Notice that you have used

  1. Upzip collection - to get the forward and reverse reads into different list collections.
  2. Flatten collection - to transform a paired end collection organized by sample into a flat list with both forward and reverse reads together, but with unique full sample names: base sample name plus forward/reverse designation combined into the element identifier.

It is fine to keep the forward and reverse reads together. This means you can run just 2 above and skip using 1.

Then, to avoid conflicts between the trimmed and untrimmed, you can modify the element identifiers for one of the versions of the collections, or you can modify both and let the tools sort all of the the data by an “inferred sample” name.

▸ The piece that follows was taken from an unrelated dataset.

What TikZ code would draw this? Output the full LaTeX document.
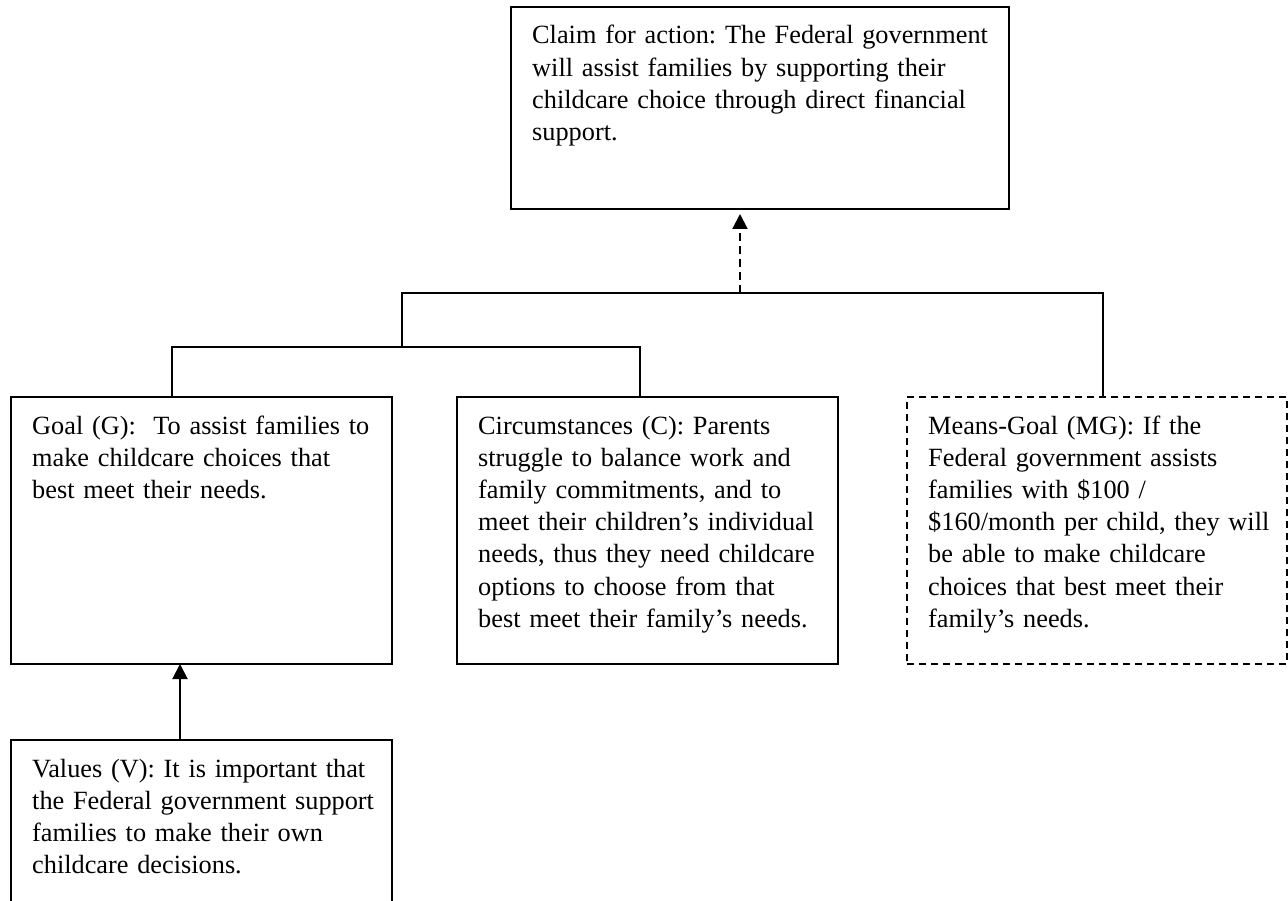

How this works: the base name in all of the different collection identifiers is the “sample name” – specifically, the “sample” is the part of the element identifier before the first underscore _ character. Content after the first _ is also interpreted but you can control how this is handled.

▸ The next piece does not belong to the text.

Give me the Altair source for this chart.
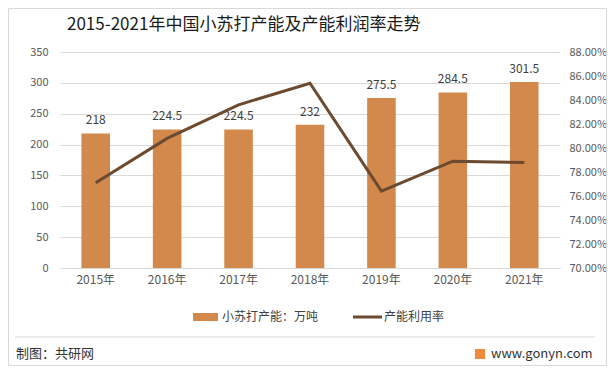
import altair as alt
import pandas as pd

years = ["2015年", "2016年", "2017年", "2018年", "2019年", "2020年", "2021年"]
capacity = [218, 224.5, 224.5, 232, 275.5, 284.5, 301.5]
utilization = [0.771, 0.808, 0.836, 0.854, 0.764, 0.789, 0.788]
left_ticks = [0, 50, 100, 150, 200, 250, 300, 350]
right_ticks = [0.70, 0.72, 0.74, 0.76, 0.78, 0.80, 0.82, 0.84, 0.86, 0.88]

df = pd.DataFrame({"year": years, "cap": capacity, "rate": utilization})
one = pd.DataFrame({"a": [0]})

FONT = "Noto Sans CJK SC"
BAR_C = "#D4894C"
LINE_C = "#6B4A30"
GRID_C = "#D9D9D9"
LAB_C = "#595959"

x_enc = alt.X("year:N", sort=years, title=None,
              scale=alt.Scale(paddingInner=0.6, paddingOuter=0.3),
              axis=alt.Axis(labelAngle=0, domain=True, domainColor=GRID_C, ticks=False,
                            labelColor=LAB_C, labelFontSize=12, labelFont=FONT, labelPadding=6,
                            grid=False))

y_cap = alt.Y("cap:Q", title=None,
              scale=alt.Scale(domain=[0, 350], nice=False),
              axis=alt.Axis(values=left_ticks, domain=False, ticks=False, labelOverlap=False,
                            grid=True, gridColor=GRID_C, labelColor=LAB_C, labelFontSize=11,
                            labelFont=FONT, labelPadding=12, orient="left"))

bars = alt.Chart(df).mark_bar(color=BAR_C).encode(x=x_enc, y=y_cap)
labels = alt.Chart(df).mark_text(dy=-13, fontSize=12, font=FONT, color="#404040").encode(
    x=alt.X("year:N", sort=years), y=y_cap, text=alt.Text("cap:Q"))

line = alt.Chart(df).mark_line(color=LINE_C, strokeWidth=3).encode(
    x=alt.X("year:N", sort=years),
    y=alt.Y("rate:Q", title=None,
            scale=alt.Scale(domain=[0.70, 0.88], nice=False, zero=False),
            axis=alt.Axis(values=right_ticks, labelOverlap=False,
                          format=".2%", orient="right", domain=False, ticks=False, grid=False,
                          labelColor=LAB_C, labelFontSize=11, labelFont=FONT, labelPadding=9)),
)

def deco_text(txt, x, y, size, color="#262626", align="left"):
    return alt.Chart(one).mark_text(text=txt, fontSize=size, font=FONT, color=color,
                                    align=align, baseline="middle").encode(
        x=alt.value(x), y=alt.value(y))

frame = alt.Chart(one).mark_rect(fill=None, stroke="#D9D9D9", strokeWidth=1).encode(
    x=alt.value(-51.5), x2=alt.value(546.5), y=alt.value(-43.5), y2=alt.value(313.5))
sep = alt.Chart(one).mark_rule(color="#D9D9D9", strokeWidth=1).encode(
    x=alt.value(-45), x2=alt.value(535), y=alt.value(285))
title = deco_text("2015-2021年中国小苏打产能及产能利润率走势", 7, -27, 17, "#1a1a1a")
leg_bar = alt.Chart(one).mark_rect(color=BAR_C).encode(
    x=alt.value(133), x2=alt.value(158), y=alt.value(261), y2=alt.value(269))
leg_bar_t = deco_text("小苏打产能：万吨", 162, 265, 12, "#404040")
leg_line = alt.Chart(one).mark_rule(color=LINE_C, strokeWidth=3).encode(
    x=alt.value(293), x2=alt.value(322), y=alt.value(265))
leg_line_t = deco_text("产能利用率", 324, 265, 12, "#404040")
foot_l = deco_text("制图：共研网", -44, 302, 13, "#333333")
logo = alt.Chart(one).mark_rect(color="#F08A3C").encode(
    x=alt.value(415), x2=alt.value(425), y=alt.value(297), y2=alt.value(307))
foot_r = deco_text("www.gonyn.com", 431, 302, 13, "#333333")

main = alt.layer(alt.layer(bars, labels), line).resolve_scale(y="independent")

chart = alt.layer(frame, sep, main, title, leg_bar, leg_bar_t, leg_line, leg_line_t,
                  foot_l, logo, foot_r).properties(
    width=500, height=216,
    autosize=alt.AutoSizeParams(type="none"),
    padding={"left": 52, "top": 44, "right": 47, "bottom": 98},
    background="white",
).configure_view(stroke=None)

chart.save("out.html", embed_options={"renderer": "svg", "actions": False})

Warning! These tools have some reserved terms!! If you only add on _trim or _trimmed, it will be parsed out by FastQC and you’ll lose samples in the report! So add in something else. I used _raw and _trimx. Later on, MultiQC still parsed out _raw in the final report, but I was Ok with that. You could experiment with different terms to see what passes through or not.

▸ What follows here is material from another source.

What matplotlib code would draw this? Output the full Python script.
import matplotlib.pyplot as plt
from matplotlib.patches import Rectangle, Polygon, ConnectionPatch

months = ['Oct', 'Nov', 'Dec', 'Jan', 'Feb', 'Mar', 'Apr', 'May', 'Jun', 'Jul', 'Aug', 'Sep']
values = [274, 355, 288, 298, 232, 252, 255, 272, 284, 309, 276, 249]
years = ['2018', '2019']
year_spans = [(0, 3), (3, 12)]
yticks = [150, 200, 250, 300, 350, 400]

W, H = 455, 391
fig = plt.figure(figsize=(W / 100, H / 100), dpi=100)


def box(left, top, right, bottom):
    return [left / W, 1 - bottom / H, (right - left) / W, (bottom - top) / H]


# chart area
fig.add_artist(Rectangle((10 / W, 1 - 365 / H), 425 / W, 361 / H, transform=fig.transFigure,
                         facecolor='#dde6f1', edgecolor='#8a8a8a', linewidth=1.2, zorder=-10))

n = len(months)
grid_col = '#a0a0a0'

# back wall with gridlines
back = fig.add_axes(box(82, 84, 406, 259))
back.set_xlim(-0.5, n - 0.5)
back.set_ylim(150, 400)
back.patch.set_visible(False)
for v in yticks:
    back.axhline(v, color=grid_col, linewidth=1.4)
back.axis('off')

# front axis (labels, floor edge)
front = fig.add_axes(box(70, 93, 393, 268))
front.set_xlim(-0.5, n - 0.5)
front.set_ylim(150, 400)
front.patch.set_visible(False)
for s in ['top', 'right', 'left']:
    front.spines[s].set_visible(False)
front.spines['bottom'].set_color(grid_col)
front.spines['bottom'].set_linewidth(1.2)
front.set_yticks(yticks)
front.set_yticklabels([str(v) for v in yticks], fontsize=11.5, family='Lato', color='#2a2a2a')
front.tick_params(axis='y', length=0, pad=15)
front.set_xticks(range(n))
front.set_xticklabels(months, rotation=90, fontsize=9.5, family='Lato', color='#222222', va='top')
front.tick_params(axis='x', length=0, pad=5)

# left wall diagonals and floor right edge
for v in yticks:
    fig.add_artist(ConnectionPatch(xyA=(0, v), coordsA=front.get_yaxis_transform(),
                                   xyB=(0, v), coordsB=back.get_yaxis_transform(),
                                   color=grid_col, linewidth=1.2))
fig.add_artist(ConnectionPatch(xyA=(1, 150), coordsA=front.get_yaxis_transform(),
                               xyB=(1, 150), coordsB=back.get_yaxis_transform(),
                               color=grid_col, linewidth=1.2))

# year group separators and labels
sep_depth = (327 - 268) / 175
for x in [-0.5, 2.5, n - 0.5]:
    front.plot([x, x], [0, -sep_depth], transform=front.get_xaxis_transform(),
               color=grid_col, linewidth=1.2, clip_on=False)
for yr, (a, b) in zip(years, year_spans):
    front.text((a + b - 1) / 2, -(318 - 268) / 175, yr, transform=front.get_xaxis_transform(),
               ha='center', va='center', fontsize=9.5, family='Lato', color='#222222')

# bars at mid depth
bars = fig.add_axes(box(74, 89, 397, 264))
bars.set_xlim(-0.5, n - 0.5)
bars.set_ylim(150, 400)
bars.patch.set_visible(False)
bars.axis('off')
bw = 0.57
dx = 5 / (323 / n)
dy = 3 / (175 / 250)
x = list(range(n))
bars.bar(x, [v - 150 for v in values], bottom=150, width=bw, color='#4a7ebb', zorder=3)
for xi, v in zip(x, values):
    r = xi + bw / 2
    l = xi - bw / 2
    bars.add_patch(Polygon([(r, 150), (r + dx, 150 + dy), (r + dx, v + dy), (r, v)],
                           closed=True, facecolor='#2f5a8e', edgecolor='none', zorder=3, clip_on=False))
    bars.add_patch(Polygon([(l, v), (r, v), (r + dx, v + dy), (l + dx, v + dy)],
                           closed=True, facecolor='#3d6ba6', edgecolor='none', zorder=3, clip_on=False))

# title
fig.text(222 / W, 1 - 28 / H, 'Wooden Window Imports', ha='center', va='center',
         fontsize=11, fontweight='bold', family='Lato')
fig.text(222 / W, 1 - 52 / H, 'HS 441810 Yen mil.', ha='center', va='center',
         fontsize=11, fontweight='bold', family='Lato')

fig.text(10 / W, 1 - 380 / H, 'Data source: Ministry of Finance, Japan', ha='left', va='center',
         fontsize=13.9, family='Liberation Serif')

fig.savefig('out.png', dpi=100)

  • _raw was added for the raw reads sample names
  • _trimx was added for the trimmed reads sample names

You could use something like _banana and _apple and that would probably work too! :slight_smile:

Screenshots

Your workflow with the conflict annotated.

One of my workflow’s subworkflows annotated. I did almost the same thing for the raw reads in the other subworkflow (used a different term at the end _raw).

My main workflow. The subworkflows consume a paired collection then output the FastQC reports. All four versions of the reports have a unique full sample name, but have the base name the same! The results were returned, then sorted, then summarized by MultiQC.

I moved these over to the EU server (from the ORG server) to make it easier to find and examine in more places. Search the Activity bar → Workflows → Public Workflows tab with the keyword “quality”. Or, these links will take you to each directly.

The subworkflows can be used by anyone in other workflows. They consume a paired end collection of Illumina reads and output a collection of FastQC reports. Which trimming tool you used won’t matter. You can also import and edit them any way you want! Just give them a unique name to better help to keep track of what is doing what, and add yourself as an editor and a short description of what you changed if you decide to publish on the server.

How to use a subworkflow? Import it first, make changes if you want to (change the _trimx to be something else if you want), save, then go in to edit your primary workflow.

Once in your primary workflow, you can add in a subworkflow’s content to your workflow. You can just copy the steps, or you can keep the steps broken out into a subworkflow.




Unique sample names are required when using the FastQC/MultiQC tools directly on the command line, too. People will go in an rename files in their sequence directories to avoid the conflicts. You will be doing the same thing in Galaxy – the element identifiers of collections are analogous to the “file names” that tool’s interpret in this context.

So, you have some choices! Hope this helps but let’s know if it actually does and if you are able to get this to work! You don’t have to use my workflows – but examining what I did will probably help. :hammer_and_wrench: